Postby winston » Sun Dec 27, 2009 5:45 pm

Predictions 2010: Markets & Economy By: Patti Domm

This year's forecast is a wish list. OK, I know that's cheating.

Everyone else is throwing darts at the future, but can you honestly think of even a half dozen prognosticators that have been totally right in the last two years? Maybe the gloom and doom crowd were scoring big early on, but many of them missed the stock market rally.

So here goes 2010:

1. Economy.

Economists say unemployment should peak in the first part of the year, somewhere just shy of 11 percent.

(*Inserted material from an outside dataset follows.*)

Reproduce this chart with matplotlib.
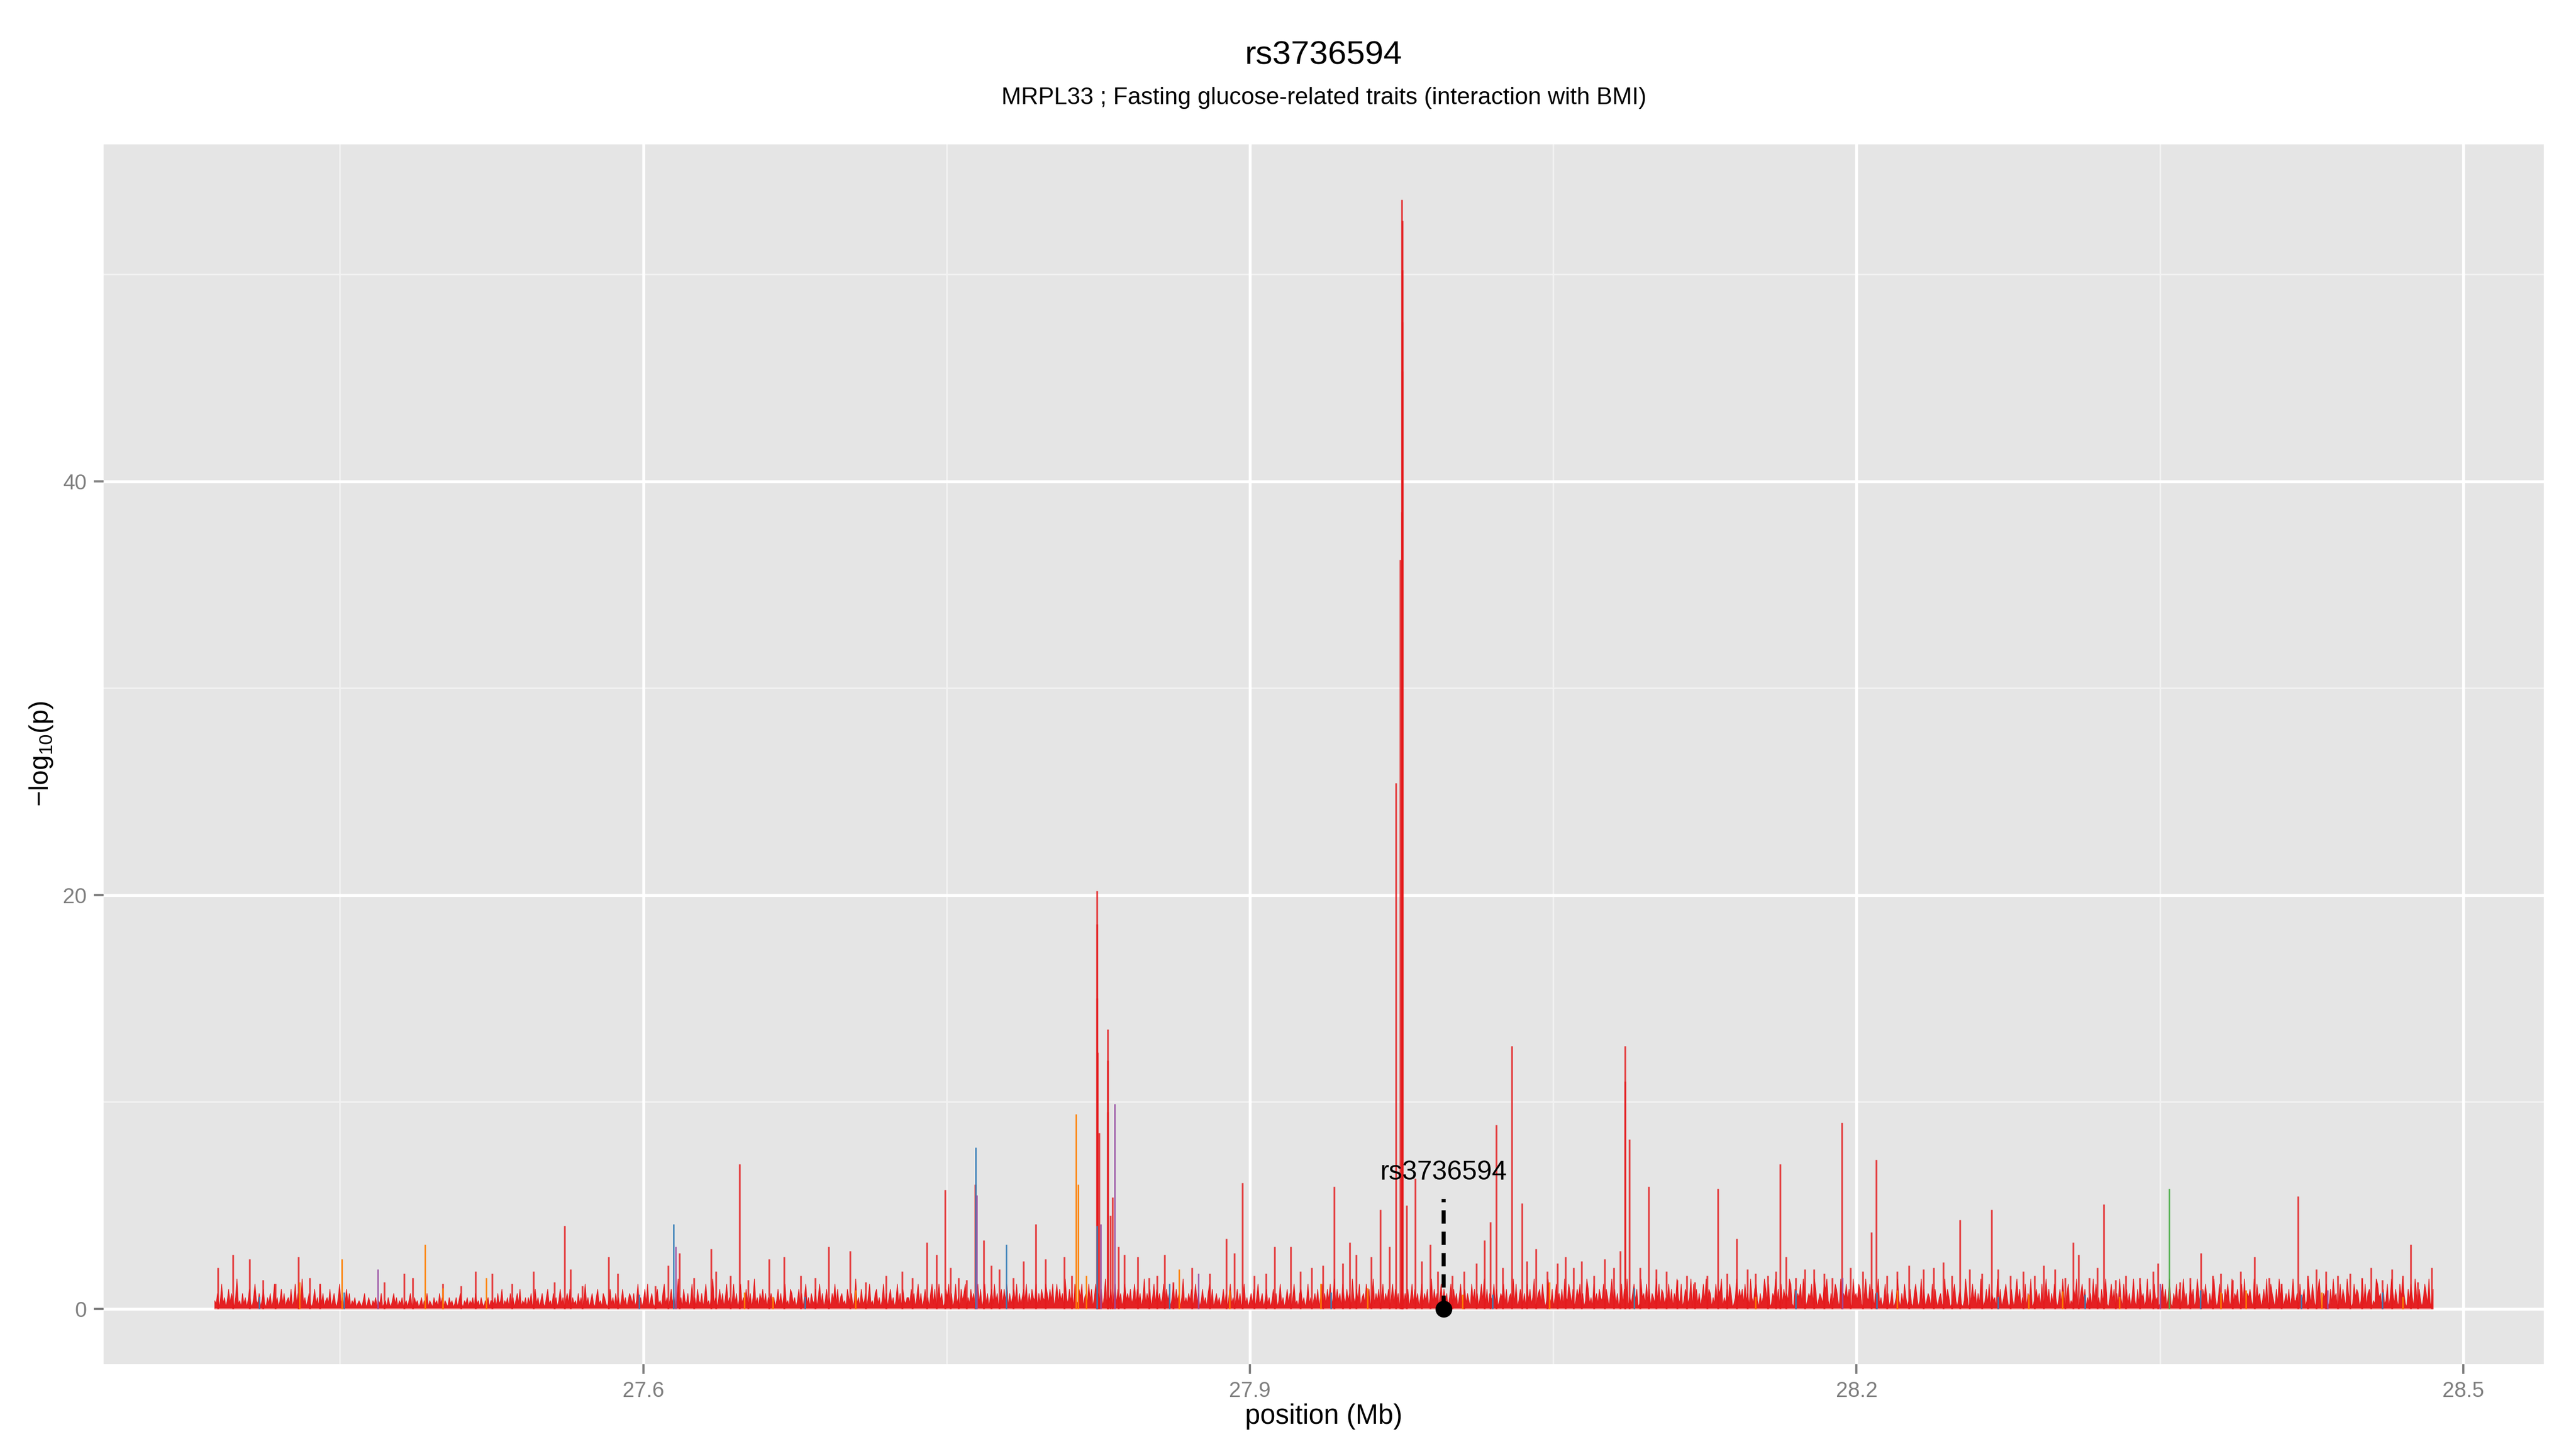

What I hope is that the hiring is not just from short-lived stimulus spending, and that companies actually see the benefit of adding to their payrolls as soon as Q1.

2. Trouble ahead.

We all know there are more catalysts for crisis out there, whether its commercial real estate or some country debt. I hope the Fed has it right, and it is keeping rates low to heal the system, not just firing up another recipe for future disasters.

3. Double Dip.

It's possible there could be a double dip recession, sooner or later, so let's hope that's wrong. The frailty of the recovery depends so much on confidence. Businesses have to realize there may be opportunities now if they open their check books. They can go along way to help consumers come out of their shells.

4. Swamped in debt.

So far, the markets have digested huge amounts of new Treasury issuance that the U.S. government needs to pay its debt. At some point, the cost to borrow is going to rise, and it makes sense it happens in the next year. Let's hope this shift and the unwinding of Fed policy does not result in calamity.

5. Green shoots.

The stock market and credit markets have been real green shoots in this recovery. But can that continue? As far as stocks go, many analysts think 2010 is an up and down year, ending not far away from the highs of 2009. We can hope that's not the best case scenario, but it just may be.